▶ _DATA EXTRACT_

▼▼▼

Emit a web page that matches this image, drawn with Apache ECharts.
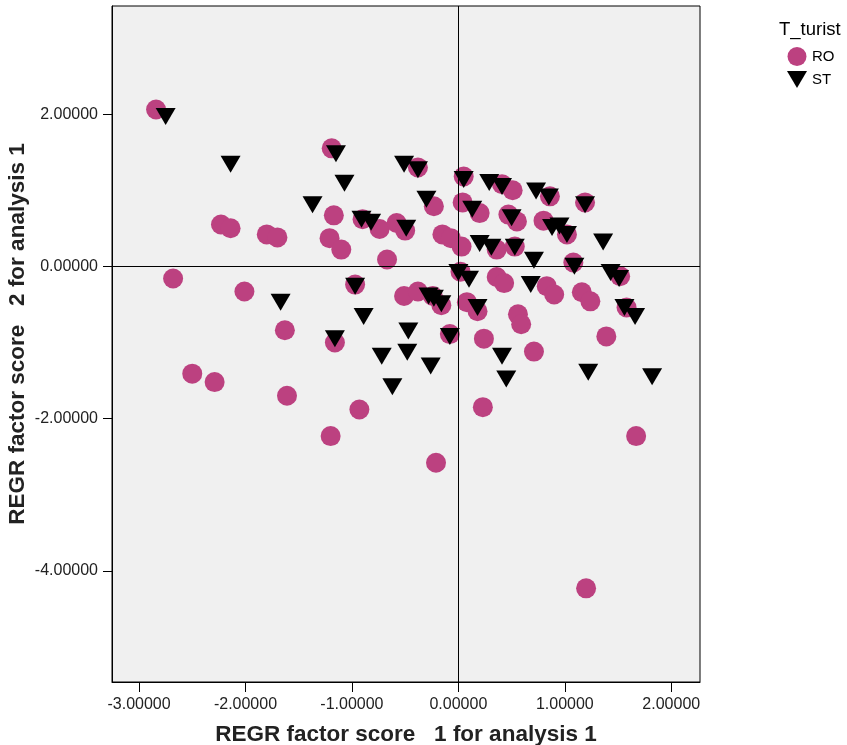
<!DOCTYPE html>
<html>
<head>
<meta charset="utf-8">
<script src="https://cdn.jsdelivr.net/npm/echarts@6/dist/echarts.min.js"></script>
<style>
  html, body { margin: 0; padding: 0; background: #fff; }
  #chart { width: 847px; height: 745px; }
</style>
</head>
<body>
<div id="chart"></div>
<script>
// factor scores, group RO (circles)
const roPoints = [
  [-2.84, 2.06], [-1.19, 1.55], [-0.38, 1.30], [0.05, 1.18], [0.41, 1.08],
  [0.51, 1.00], [0.86, 0.92], [1.19, 0.84], [-1.17, 0.67], [-2.23, 0.55],
  [-2.14, 0.50], [-1.80, 0.42], [-1.70, 0.38], [-0.90, 0.62], [-0.74, 0.49],
  [-0.58, 0.57], [-0.50, 0.47], [-0.23, 0.79], [0.04, 0.84], [0.20, 0.70],
  [0.47, 0.68], [0.55, 0.59], [0.80, 0.60], [1.02, 0.42], [-1.21, 0.37],
  [-1.10, 0.22], [-0.67, 0.09], [-0.15, 0.42], [-0.07, 0.37], [0.03, 0.26],
  [0.36, 0.22], [0.53, 0.26], [1.08, 0.05], [1.52, -0.13], [0.02, -0.07],
  [0.36, -0.14], [0.43, -0.22], [0.83, -0.26], [0.90, -0.37], [1.16, -0.34],
  [1.24, -0.46], [1.58, -0.54], [-0.97, -0.24], [-0.51, -0.39], [-0.38, -0.33],
  [-0.24, -0.39], [-0.16, -0.51], [0.08, -0.47], [0.18, -0.59], [0.56, -0.63],
  [0.59, -0.76], [-2.68, -0.16], [-2.01, -0.33], [-1.63, -0.84], [-1.16, -1.00],
  [-0.08, -0.89], [0.24, -0.95], [0.71, -1.12], [1.39, -0.92], [-2.50, -1.41],
  [-2.29, -1.52], [-1.61, -1.70], [-0.93, -1.88], [0.23, -1.85], [-1.20, -2.23],
  [-0.21, -2.58], [1.67, -2.23], [1.20, -4.23]
];

// factor scores, group ST (triangles)
const stPoints = [
  [-2.75, 1.97], [-2.14, 1.34], [-1.15, 1.48], [-1.07, 1.09], [-1.37, 0.81],
  [-0.51, 1.34], [-0.38, 1.27], [0.05, 1.14], [0.29, 1.10], [0.41, 1.05],
  [0.73, 0.99], [0.85, 0.91], [1.19, 0.81], [-0.30, 0.88], [0.13, 0.75],
  [-0.91, 0.62], [-0.82, 0.58], [-0.49, 0.50], [0.50, 0.64], [0.88, 0.51],
  [0.95, 0.53], [1.02, 0.42], [1.36, 0.32], [0.20, 0.30], [0.31, 0.25],
  [0.53, 0.25], [0.71, 0.08], [1.09, 0.00], [1.43, -0.08], [1.51, -0.16],
  [0.00, -0.08], [0.10, -0.17], [0.68, -0.24], [-0.97, -0.26], [-0.28, -0.39],
  [-0.23, -0.42], [-0.16, -0.49], [0.18, -0.54], [1.56, -0.54], [1.66, -0.66],
  [-1.67, -0.47], [-1.16, -0.95], [-0.89, -0.66], [-0.47, -0.85], [-0.08, -0.92],
  [-0.72, -1.18], [-0.48, -1.13], [-0.26, -1.31], [0.41, -1.18], [0.45, -1.48],
  [-0.62, -1.58], [1.22, -1.39], [1.82, -1.45]
];

const xTicks = [-3, -2, -1, 0, 1, 2];
const yTicks = [-4, -2, 0, 2];

const font = 'Liberation Sans, Arial, sans-serif';
const downTriangle = 'path://M0,0 L20,0 L10,17 Z';

const chart = echarts.init(document.getElementById('chart'));
chart.setOption({
  animation: false,
  textStyle: {fontFamily: font},
  title: {
    text: 'T_turist',
    left: 774,
    top: 15,
    textStyle: {fontSize: 18.5, fontWeight: 'normal', color: '#000', fontFamily: font},
  },
  legend: {
    orient: 'vertical',
    left: 787,
    top: 47,
    padding: 0,
    itemWidth: 20,
    itemHeight: 19,
    itemGap: 5,
    textStyle: {fontSize: 15, color: '#000', fontFamily: font},
    data: [
      {name: 'RO', icon: 'circle'},
      {name: 'ST', icon: downTriangle},
    ],
  },
  grid: {
    left: 112,
    top: 6,
    right: 147,
    bottom: 63,
    containLabel: false,
    outerBoundsMode: 'none',
    show: true,
    backgroundColor: '#f0f0f0',
    borderColor: '#000',
    borderWidth: 1,
  },
  xAxis: {
    type: 'value',
    min: -3.254,
    max: 2.27,
    name: 'REGR factor score   1 for analysis 1',
    nameLocation: 'middle',
    nameGap: 41,
    nameMoveOverlap: false,
    nameTextStyle: {fontSize: 22.5, fontWeight: 'bold', color: '#222', fontFamily: font},
    splitLine: {show: false},
    axisLine: {show: true, onZero: false, lineStyle: {color: '#000'}},
    axisTick: {show: true, length: 10, customValues: xTicks, lineStyle: {color: '#000'}},
    axisLabel: {
      customValues: xTicks,
      margin: 15,
      fontSize: 16,
      color: '#222',
      formatter: v => v.toFixed(5),
    },
  },
  yAxis: {
    type: 'value',
    min: -5.46,
    max: 3.42,
    name: 'REGR factor score   2 for analysis 1',
    nameLocation: 'middle',
    nameGap: 83,
    nameMoveOverlap: false,
    nameTextStyle: {
      fontSize: 22.5,
      fontWeight: 'bold',
      color: '#222',
      fontFamily: font,
      padding: [0, 0, 0, 20],
    },
    splitLine: {show: false},
    axisLine: {show: true, onZero: false, lineStyle: {color: '#000'}},
    axisTick: {show: true, length: 9, customValues: yTicks, lineStyle: {color: '#000'}},
    axisLabel: {
      customValues: yTicks,
      margin: 14,
      fontSize: 16,
      color: '#222',
      formatter: v => v.toFixed(5),
    },
  },
  series: [
    {
      name: 'RO',
      type: 'scatter',
      symbol: 'circle',
      symbolSize: 20,
      itemStyle: {color: '#bc4180', opacity: 1},
      data: roPoints,
      markLine: {
        silent: true,
        symbol: 'none',
        label: {show: false},
        lineStyle: {color: '#000', width: 1, type: 'solid'},
        data: [{xAxis: 0}, {yAxis: 0}],
      },
    },
    {
      name: 'ST',
      type: 'scatter',
      symbol: downTriangle,
      symbolSize: [20, 17],
      itemStyle: {color: '#000', opacity: 1},
      data: stPoints,
    },
  ],
});
</script>
</body>
</html>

▲▲▲

▶ _DO THIS_
In your copy of the listing above, reproduce each line exactly and omit all pictures.

▶ _EXERCISE SOLUTION_
Emit a web page that matches this image, drawn with Apache ECharts.
<!DOCTYPE html>
<html>
<head>
<meta charset="utf-8">
<script src="https://cdn.jsdelivr.net/npm/echarts@6/dist/echarts.min.js"></script>
<style>
  html, body { margin: 0; padding: 0; background: #fff; }
  #chart { width: 847px; height: 745px; }
</style>
</head>
<body>
<div id="chart"></div>
<script>
// factor scores, group RO (circles)
const roPoints = [
  [-2.84, 2.06], [-1.19, 1.55], [-0.38, 1.30], [0.05, 1.18], [0.41, 1.08],
  [0.51, 1.00], [0.86, 0.92], [1.19, 0.84], [-1.17, 0.67], [-2.23, 0.55],
  [-2.14, 0.50], [-1.80, 0.42], [-1.70, 0.38], [-0.90, 0.62], [-0.74, 0.49],
  [-0.58, 0.57], [-0.50, 0.47], [-0.23, 0.79], [0.04, 0.84], [0.20, 0.70],
  [0.47, 0.68], [0.55, 0.59], [0.80, 0.60], [1.02, 0.42], [-1.21, 0.37],
  [-1.10, 0.22], [-0.67, 0.09], [-0.15, 0.42], [-0.07, 0.37], [0.03, 0.26],
  [0.36, 0.22], [0.53, 0.26], [1.08, 0.05], [1.52, -0.13], [0.02, -0.07],
  [0.36, -0.14], [0.43, -0.22], [0.83, -0.26], [0.90, -0.37], [1.16, -0.34],
  [1.24, -0.46], [1.58, -0.54], [-0.97, -0.24], [-0.51, -0.39], [-0.38, -0.33],
  [-0.24, -0.39], [-0.16, -0.51], [0.08, -0.47], [0.18, -0.59], [0.56, -0.63],
  [0.59, -0.76], [-2.68, -0.16], [-2.01, -0.33], [-1.63, -0.84], [-1.16, -1.00],
  [-0.08, -0.89], [0.24, -0.95], [0.71, -1.12], [1.39, -0.92], [-2.50, -1.41],
  [-2.29, -1.52], [-1.61, -1.70], [-0.93, -1.88], [0.23, -1.85], [-1.20, -2.23],
  [-0.21, -2.58], [1.67, -2.23], [1.20, -4.23]
];

// factor scores, group ST (triangles)
const stPoints = [
  [-2.75, 1.97], [-2.14, 1.34], [-1.15, 1.48], [-1.07, 1.09], [-1.37, 0.81],
  [-0.51, 1.34], [-0.38, 1.27], [0.05, 1.14], [0.29, 1.10], [0.41, 1.05],
  [0.73, 0.99], [0.85, 0.91], [1.19, 0.81], [-0.30, 0.88], [0.13, 0.75],
  [-0.91, 0.62], [-0.82, 0.58], [-0.49, 0.50], [0.50, 0.64], [0.88, 0.51],
  [0.95, 0.53], [1.02, 0.42], [1.36, 0.32], [0.20, 0.30], [0.31, 0.25],
  [0.53, 0.25], [0.71, 0.08], [1.09, 0.00], [1.43, -0.08], [1.51, -0.16],
  [0.00, -0.08], [0.10, -0.17], [0.68, -0.24], [-0.97, -0.26], [-0.28, -0.39],
  [-0.23, -0.42], [-0.16, -0.49], [0.18, -0.54], [1.56, -0.54], [1.66, -0.66],
  [-1.67, -0.47], [-1.16, -0.95], [-0.89, -0.66], [-0.47, -0.85], [-0.08, -0.92],
  [-0.72, -1.18], [-0.48, -1.13], [-0.26, -1.31], [0.41, -1.18], [0.45, -1.48],
  [-0.62, -1.58], [1.22, -1.39], [1.82, -1.45]
];

const xTicks = [-3, -2, -1, 0, 1, 2];
const yTicks = [-4, -2, 0, 2];

const font = 'Liberation Sans, Arial, sans-serif';
const downTriangle = 'path://M0,0 L20,0 L10,17 Z';

const chart = echarts.init(document.getElementById('chart'));
chart.setOption({
  animation: false,
  textStyle: {fontFamily: font},
  title: {
    text: 'T_turist',
    left: 774,
    top: 15,
    textStyle: {fontSize: 18.5, fontWeight: 'normal', color: '#000', fontFamily: font},
  },
  legend: {
    orient: 'vertical',
    left: 787,
    top: 47,
    padding: 0,
    itemWidth: 20,
    itemHeight: 19,
    itemGap: 5,
    textStyle: {fontSize: 15, color: '#000', fontFamily: font},
    data: [
      {name: 'RO', icon: 'circle'},
      {name: 'ST', icon: downTriangle},
    ],
  },
  grid: {
    left: 112,
    top: 6,
    right: 147,
    bottom: 63,
    containLabel: false,
    outerBoundsMode: 'none',
    show: true,
    backgroundColor: '#f0f0f0',
    borderColor: '#000',
    borderWidth: 1,
  },
  xAxis: {
    type: 'value',
    min: -3.254,
    max: 2.27,
    name: 'REGR factor score   1 for analysis 1',
    nameLocation: 'middle',
    nameGap: 41,
    nameMoveOverlap: false,
    nameTextStyle: {fontSize: 22.5, fontWeight: 'bold', color: '#222', fontFamily: font},
    splitLine: {show: false},
    axisLine: {show: true, onZero: false, lineStyle: {color: '#000'}},
    axisTick: {show: true, length: 10, customValues: xTicks, lineStyle: {color: '#000'}},
    axisLabel: {
      customValues: xTicks,
      margin: 15,
      fontSize: 16,
      color: '#222',
      formatter: v => v.toFixed(5),
    },
  },
  yAxis: {
    type: 'value',
    min: -5.46,
    max: 3.42,
    name: 'REGR factor score   2 for analysis 1',
    nameLocation: 'middle',
    nameGap: 83,
    nameMoveOverlap: false,
    nameTextStyle: {
      fontSize: 22.5,
      fontWeight: 'bold',
      color: '#222',
      fontFamily: font,
      padding: [0, 0, 0, 20],
    },
    splitLine: {show: false},
    axisLine: {show: true, onZero: false, lineStyle: {color: '#000'}},
    axisTick: {show: true, length: 9, customValues: yTicks, lineStyle: {color: '#000'}},
    axisLabel: {
      customValues: yTicks,
      margin: 14,
      fontSize: 16,
      color: '#222',
      formatter: v => v.toFixed(5),
    },
  },
  series: [
    {
      name: 'RO',
      type: 'scatter',
      symbol: 'circle',
      symbolSize: 20,
      itemStyle: {color: '#bc4180', opacity: 1},
      data: roPoints,
      markLine: {
        silent: true,
        symbol: 'none',
        label: {show: false},
        lineStyle: {color: '#000', width: 1, type: 'solid'},
        data: [{xAxis: 0}, {yAxis: 0}],
      },
    },
    {
      name: 'ST',
      type: 'scatter',
      symbol: downTriangle,
      symbolSize: [20, 17],
      itemStyle: {color: '#000', opacity: 1},
      data: stPoints,
    },
  ],
});
</script>
</body>
</html>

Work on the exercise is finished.